— Begin MATERIAL PROVIDED —
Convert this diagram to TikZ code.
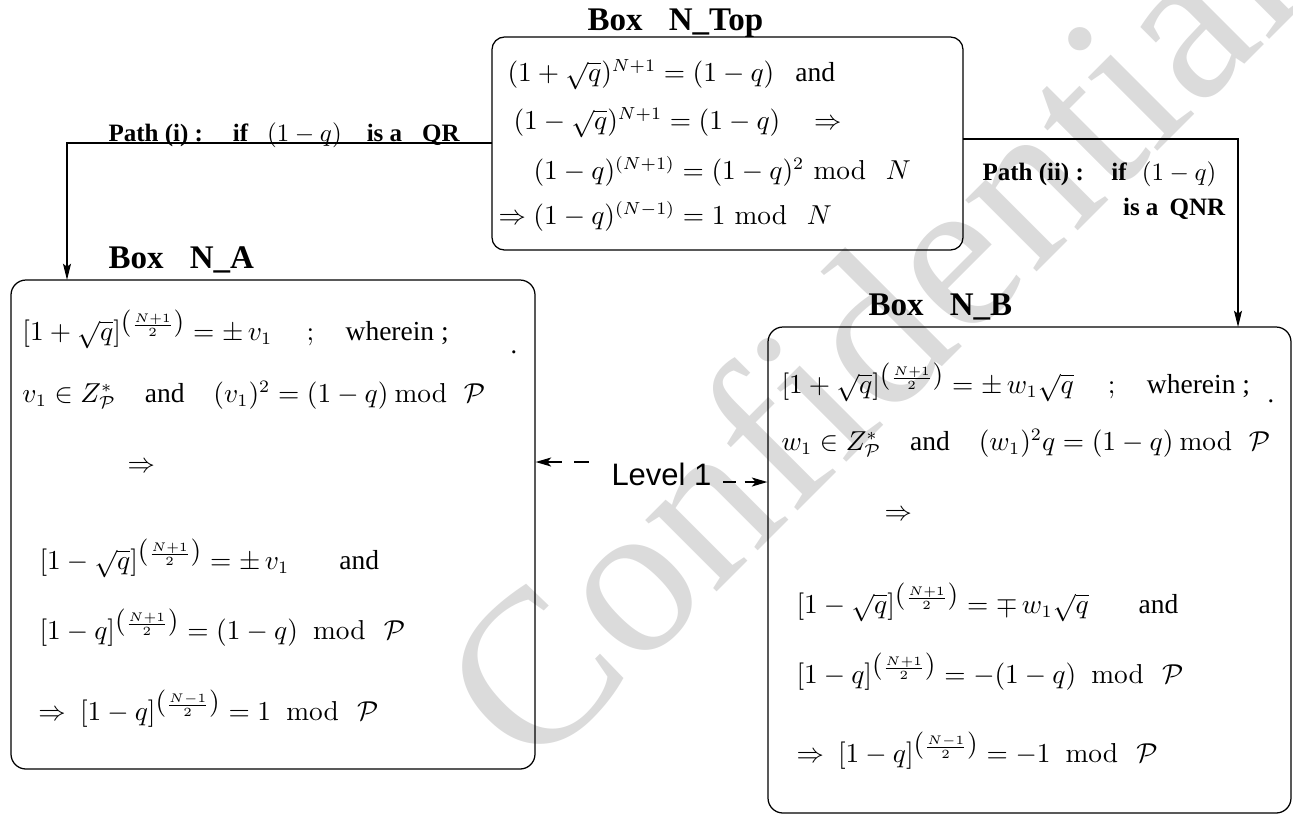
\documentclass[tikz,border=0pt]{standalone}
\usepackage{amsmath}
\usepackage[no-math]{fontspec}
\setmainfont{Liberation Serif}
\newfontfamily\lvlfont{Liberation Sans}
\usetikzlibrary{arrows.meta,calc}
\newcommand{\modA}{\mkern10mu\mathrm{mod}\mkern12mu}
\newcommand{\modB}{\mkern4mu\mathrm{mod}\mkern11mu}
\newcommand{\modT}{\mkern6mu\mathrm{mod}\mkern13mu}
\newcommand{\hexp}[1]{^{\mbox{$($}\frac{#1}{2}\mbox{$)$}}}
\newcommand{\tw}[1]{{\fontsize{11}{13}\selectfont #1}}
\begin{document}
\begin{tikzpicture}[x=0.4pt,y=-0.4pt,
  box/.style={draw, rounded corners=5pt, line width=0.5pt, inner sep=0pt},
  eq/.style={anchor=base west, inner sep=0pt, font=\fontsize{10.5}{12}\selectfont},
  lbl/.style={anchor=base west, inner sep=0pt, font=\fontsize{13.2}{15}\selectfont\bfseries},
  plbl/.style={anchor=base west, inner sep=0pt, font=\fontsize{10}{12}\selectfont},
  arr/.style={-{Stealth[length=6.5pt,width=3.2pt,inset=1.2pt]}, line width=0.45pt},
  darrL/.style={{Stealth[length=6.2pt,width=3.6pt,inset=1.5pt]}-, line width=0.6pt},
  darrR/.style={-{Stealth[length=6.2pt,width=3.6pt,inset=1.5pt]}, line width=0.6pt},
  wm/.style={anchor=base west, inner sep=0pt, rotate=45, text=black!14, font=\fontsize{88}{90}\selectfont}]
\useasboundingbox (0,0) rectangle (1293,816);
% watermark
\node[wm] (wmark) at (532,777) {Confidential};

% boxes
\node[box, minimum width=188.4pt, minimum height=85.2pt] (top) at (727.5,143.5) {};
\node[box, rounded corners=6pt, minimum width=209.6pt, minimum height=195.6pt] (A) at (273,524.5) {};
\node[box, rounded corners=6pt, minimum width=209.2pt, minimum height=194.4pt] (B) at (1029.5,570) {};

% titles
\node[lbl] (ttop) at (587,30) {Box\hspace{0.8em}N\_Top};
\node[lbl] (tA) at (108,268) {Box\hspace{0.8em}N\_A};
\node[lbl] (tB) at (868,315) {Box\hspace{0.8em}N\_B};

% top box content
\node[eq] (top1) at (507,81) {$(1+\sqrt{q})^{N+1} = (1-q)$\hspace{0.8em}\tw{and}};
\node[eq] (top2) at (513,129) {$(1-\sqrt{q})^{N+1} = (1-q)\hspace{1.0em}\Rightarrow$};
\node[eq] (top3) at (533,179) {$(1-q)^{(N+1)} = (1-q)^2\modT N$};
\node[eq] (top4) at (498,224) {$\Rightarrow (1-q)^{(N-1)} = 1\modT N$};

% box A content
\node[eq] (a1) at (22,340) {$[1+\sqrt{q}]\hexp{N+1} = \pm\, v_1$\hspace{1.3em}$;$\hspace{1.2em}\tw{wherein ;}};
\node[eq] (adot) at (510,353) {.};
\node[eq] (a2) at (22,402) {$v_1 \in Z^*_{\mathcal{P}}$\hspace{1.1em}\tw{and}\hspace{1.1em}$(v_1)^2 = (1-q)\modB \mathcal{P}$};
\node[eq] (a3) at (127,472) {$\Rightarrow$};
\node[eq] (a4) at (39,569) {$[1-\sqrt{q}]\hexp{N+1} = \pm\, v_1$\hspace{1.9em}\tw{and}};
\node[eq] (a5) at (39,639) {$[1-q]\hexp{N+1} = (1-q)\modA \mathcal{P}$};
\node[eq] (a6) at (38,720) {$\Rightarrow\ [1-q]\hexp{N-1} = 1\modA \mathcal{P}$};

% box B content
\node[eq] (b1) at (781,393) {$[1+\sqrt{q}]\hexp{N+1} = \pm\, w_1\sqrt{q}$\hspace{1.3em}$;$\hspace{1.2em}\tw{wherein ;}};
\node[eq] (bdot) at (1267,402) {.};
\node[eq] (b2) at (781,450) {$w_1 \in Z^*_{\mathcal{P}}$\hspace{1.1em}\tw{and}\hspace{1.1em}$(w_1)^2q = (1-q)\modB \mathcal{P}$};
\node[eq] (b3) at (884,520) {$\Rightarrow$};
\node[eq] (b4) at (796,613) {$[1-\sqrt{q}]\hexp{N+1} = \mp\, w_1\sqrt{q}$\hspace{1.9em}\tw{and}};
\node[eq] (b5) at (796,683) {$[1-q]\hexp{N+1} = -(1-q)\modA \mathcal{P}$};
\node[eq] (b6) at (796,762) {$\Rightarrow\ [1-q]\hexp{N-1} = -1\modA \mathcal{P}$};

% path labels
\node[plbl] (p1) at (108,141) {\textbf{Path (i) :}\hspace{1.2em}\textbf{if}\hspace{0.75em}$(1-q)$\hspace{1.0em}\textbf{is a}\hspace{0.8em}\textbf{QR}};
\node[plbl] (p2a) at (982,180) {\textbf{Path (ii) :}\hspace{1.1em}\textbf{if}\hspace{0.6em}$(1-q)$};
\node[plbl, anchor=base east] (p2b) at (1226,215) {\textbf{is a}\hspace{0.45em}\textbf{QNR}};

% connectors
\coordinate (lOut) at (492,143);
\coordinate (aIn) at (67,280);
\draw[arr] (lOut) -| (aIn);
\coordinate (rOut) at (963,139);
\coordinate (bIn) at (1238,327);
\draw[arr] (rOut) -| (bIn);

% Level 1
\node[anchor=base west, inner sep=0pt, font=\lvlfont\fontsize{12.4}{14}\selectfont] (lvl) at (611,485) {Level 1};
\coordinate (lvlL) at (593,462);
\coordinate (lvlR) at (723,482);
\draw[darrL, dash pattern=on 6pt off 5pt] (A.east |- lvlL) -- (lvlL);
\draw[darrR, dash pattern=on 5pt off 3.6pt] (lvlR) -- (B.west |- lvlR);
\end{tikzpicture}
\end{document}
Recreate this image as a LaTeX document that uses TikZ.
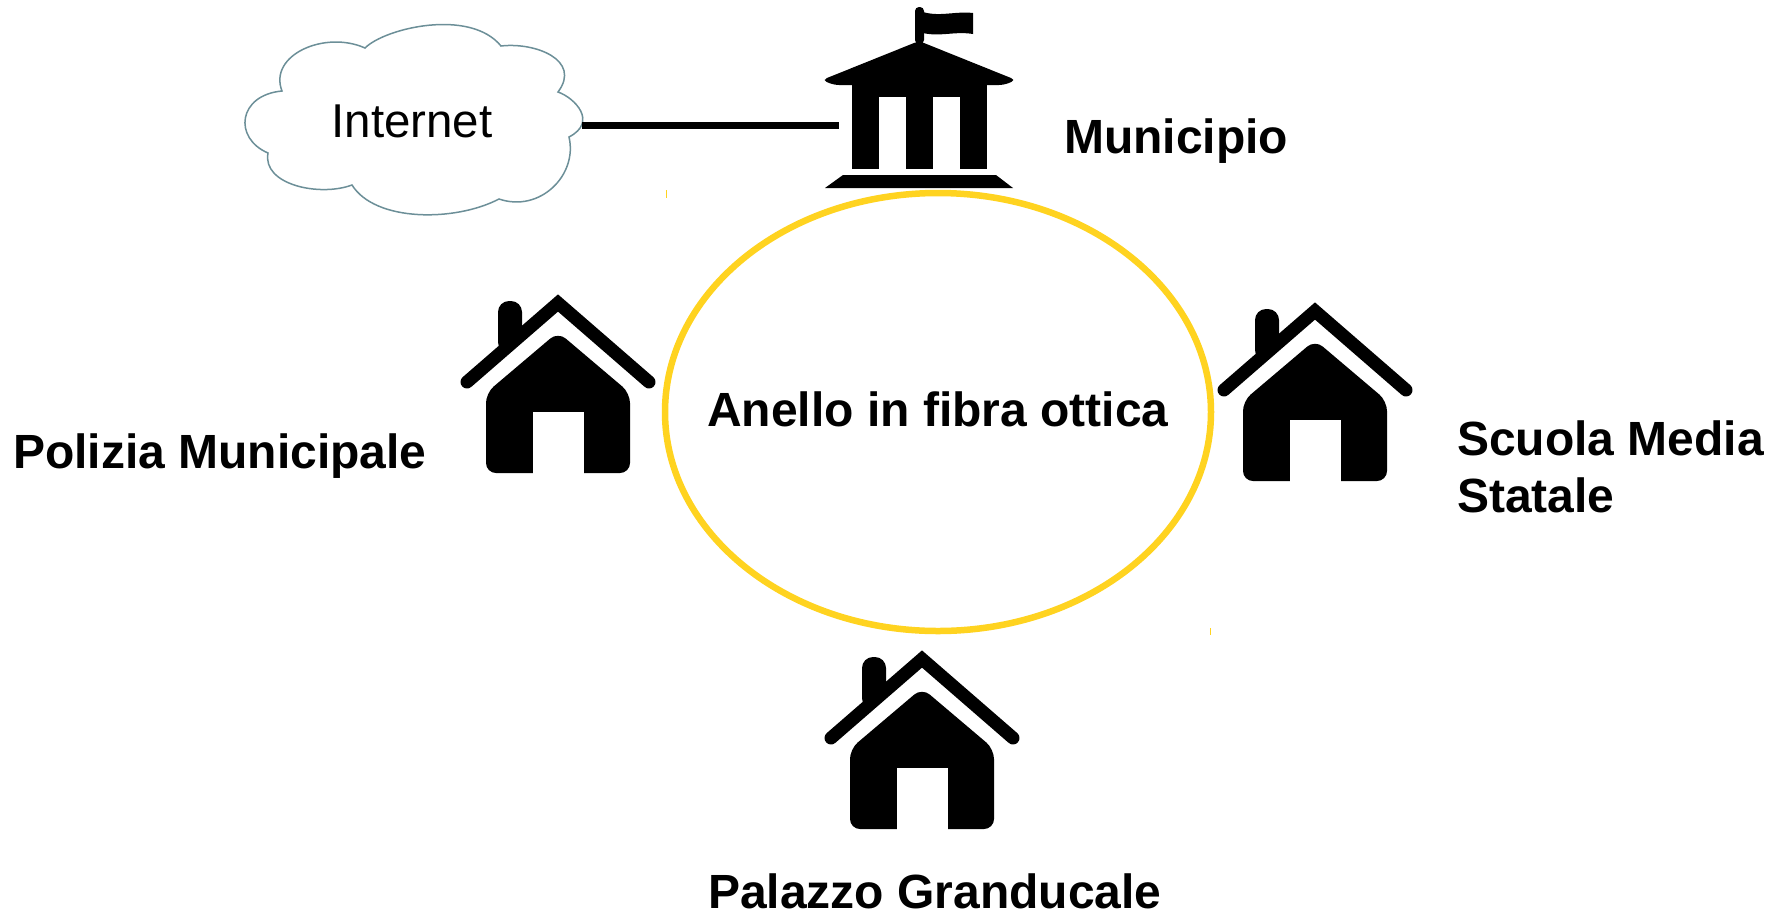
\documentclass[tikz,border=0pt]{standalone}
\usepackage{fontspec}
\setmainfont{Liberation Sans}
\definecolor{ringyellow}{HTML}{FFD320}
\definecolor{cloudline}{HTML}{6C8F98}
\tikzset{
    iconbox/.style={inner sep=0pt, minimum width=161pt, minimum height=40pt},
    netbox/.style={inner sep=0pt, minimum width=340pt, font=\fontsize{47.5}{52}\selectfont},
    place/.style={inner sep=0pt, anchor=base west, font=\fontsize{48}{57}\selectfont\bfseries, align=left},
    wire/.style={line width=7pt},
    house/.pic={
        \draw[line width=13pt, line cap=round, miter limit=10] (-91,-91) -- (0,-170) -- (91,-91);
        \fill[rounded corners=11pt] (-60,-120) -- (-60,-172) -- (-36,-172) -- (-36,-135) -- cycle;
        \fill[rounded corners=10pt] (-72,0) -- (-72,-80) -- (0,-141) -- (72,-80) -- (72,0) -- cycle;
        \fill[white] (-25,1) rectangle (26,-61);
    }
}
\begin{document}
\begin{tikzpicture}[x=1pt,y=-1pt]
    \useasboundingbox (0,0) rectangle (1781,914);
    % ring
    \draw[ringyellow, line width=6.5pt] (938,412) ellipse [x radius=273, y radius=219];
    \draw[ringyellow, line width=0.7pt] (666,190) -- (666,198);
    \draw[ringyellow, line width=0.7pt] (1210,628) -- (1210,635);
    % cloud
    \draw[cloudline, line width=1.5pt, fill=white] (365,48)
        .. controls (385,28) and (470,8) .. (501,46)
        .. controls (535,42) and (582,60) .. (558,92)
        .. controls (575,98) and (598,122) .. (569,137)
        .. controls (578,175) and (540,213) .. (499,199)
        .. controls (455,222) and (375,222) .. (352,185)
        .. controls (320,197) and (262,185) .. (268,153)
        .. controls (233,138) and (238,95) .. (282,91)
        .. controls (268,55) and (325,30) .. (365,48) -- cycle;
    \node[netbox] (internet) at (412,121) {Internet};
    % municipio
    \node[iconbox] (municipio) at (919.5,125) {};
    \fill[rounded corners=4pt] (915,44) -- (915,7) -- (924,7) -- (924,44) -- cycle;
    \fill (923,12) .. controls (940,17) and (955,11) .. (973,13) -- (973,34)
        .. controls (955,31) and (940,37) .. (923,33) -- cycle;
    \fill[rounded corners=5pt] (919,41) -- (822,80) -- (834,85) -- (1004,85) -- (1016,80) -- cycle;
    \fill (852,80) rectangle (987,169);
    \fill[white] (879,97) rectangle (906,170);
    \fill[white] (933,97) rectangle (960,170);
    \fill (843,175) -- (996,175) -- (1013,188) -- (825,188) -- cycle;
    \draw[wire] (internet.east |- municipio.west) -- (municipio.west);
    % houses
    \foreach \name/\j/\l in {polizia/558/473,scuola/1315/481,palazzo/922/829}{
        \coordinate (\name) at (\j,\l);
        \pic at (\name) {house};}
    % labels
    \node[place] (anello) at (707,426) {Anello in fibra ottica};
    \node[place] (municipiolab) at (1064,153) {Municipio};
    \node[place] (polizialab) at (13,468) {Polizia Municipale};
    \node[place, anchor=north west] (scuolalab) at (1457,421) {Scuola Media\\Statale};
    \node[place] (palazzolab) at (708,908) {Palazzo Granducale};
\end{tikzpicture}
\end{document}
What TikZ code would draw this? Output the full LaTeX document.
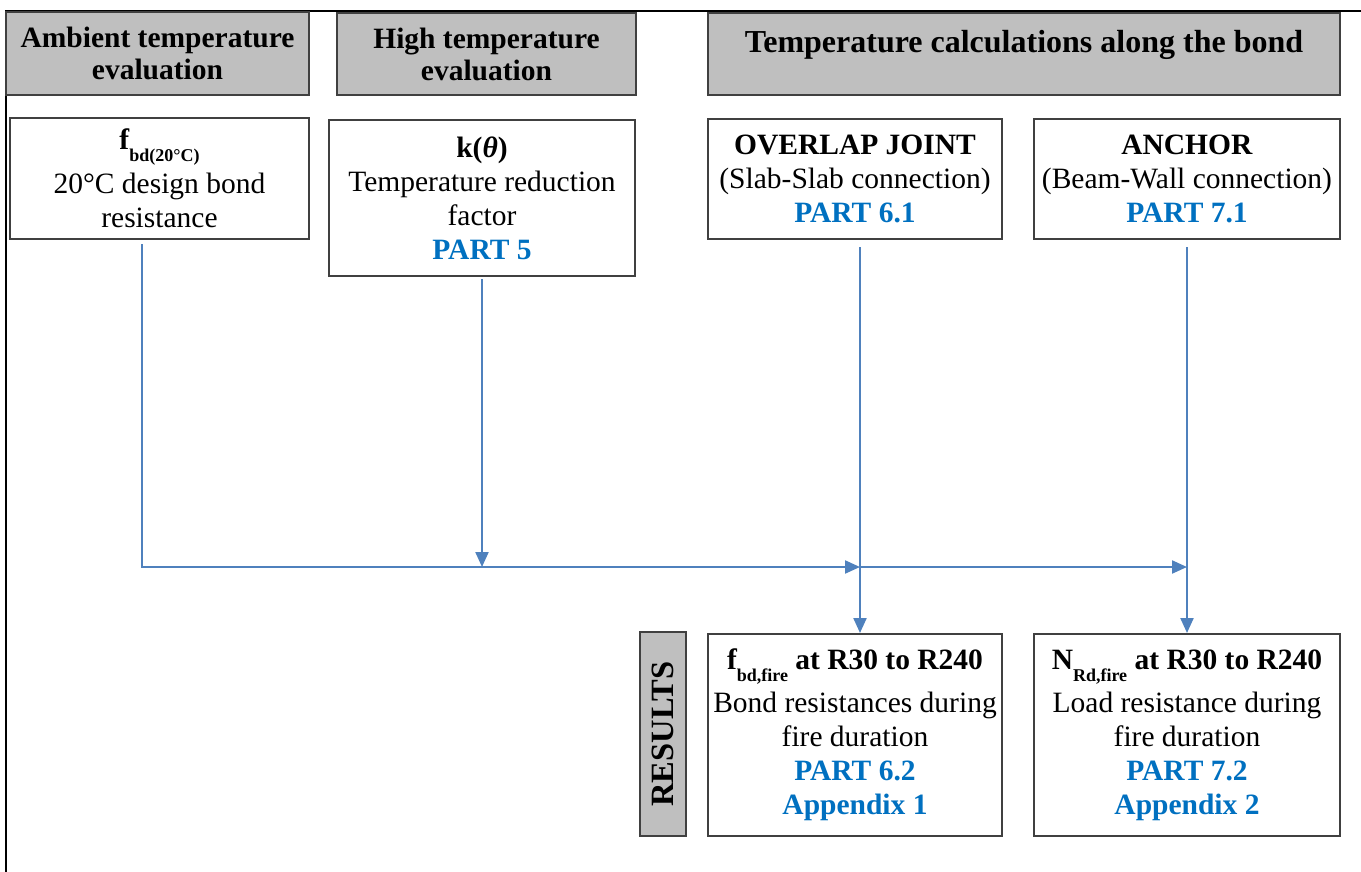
— End MATERIAL PROVIDED —
TASK REQUIREMENTS:
The lines from the top of the data above through the one holding "(tB) at (868,315)" are to be repeated exactly, and only those, with no pictures.

CORRECT RESPONSE:
Convert this diagram to TikZ code.
\documentclass[tikz,border=0pt]{standalone}
\usepackage{amsmath}
\usepackage[no-math]{fontspec}
\setmainfont{Liberation Serif}
\newfontfamily\lvlfont{Liberation Sans}
\usetikzlibrary{arrows.meta,calc}
\newcommand{\modA}{\mkern10mu\mathrm{mod}\mkern12mu}
\newcommand{\modB}{\mkern4mu\mathrm{mod}\mkern11mu}
\newcommand{\modT}{\mkern6mu\mathrm{mod}\mkern13mu}
\newcommand{\hexp}[1]{^{\mbox{$($}\frac{#1}{2}\mbox{$)$}}}
\newcommand{\tw}[1]{{\fontsize{11}{13}\selectfont #1}}
\begin{document}
\begin{tikzpicture}[x=0.4pt,y=-0.4pt,
  box/.style={draw, rounded corners=5pt, line width=0.5pt, inner sep=0pt},
  eq/.style={anchor=base west, inner sep=0pt, font=\fontsize{10.5}{12}\selectfont},
  lbl/.style={anchor=base west, inner sep=0pt, font=\fontsize{13.2}{15}\selectfont\bfseries},
  plbl/.style={anchor=base west, inner sep=0pt, font=\fontsize{10}{12}\selectfont},
  arr/.style={-{Stealth[length=6.5pt,width=3.2pt,inset=1.2pt]}, line width=0.45pt},
  darrL/.style={{Stealth[length=6.2pt,width=3.6pt,inset=1.5pt]}-, line width=0.6pt},
  darrR/.style={-{Stealth[length=6.2pt,width=3.6pt,inset=1.5pt]}, line width=0.6pt},
  wm/.style={anchor=base west, inner sep=0pt, rotate=45, text=black!14, font=\fontsize{88}{90}\selectfont}]
\useasboundingbox (0,0) rectangle (1293,816);
% watermark
\node[wm] (wmark) at (532,777) {Confidential};

% boxes
\node[box, minimum width=188.4pt, minimum height=85.2pt] (top) at (727.5,143.5) {};
\node[box, rounded corners=6pt, minimum width=209.6pt, minimum height=195.6pt] (A) at (273,524.5) {};
\node[box, rounded corners=6pt, minimum width=209.2pt, minimum height=194.4pt] (B) at (1029.5,570) {};

% titles
\node[lbl] (ttop) at (587,30) {Box\hspace{0.8em}N\_Top};
\node[lbl] (tA) at (108,268) {Box\hspace{0.8em}N\_A};
\node[lbl] (tB) at (868,315) {Box\hspace{0.8em}N\_B};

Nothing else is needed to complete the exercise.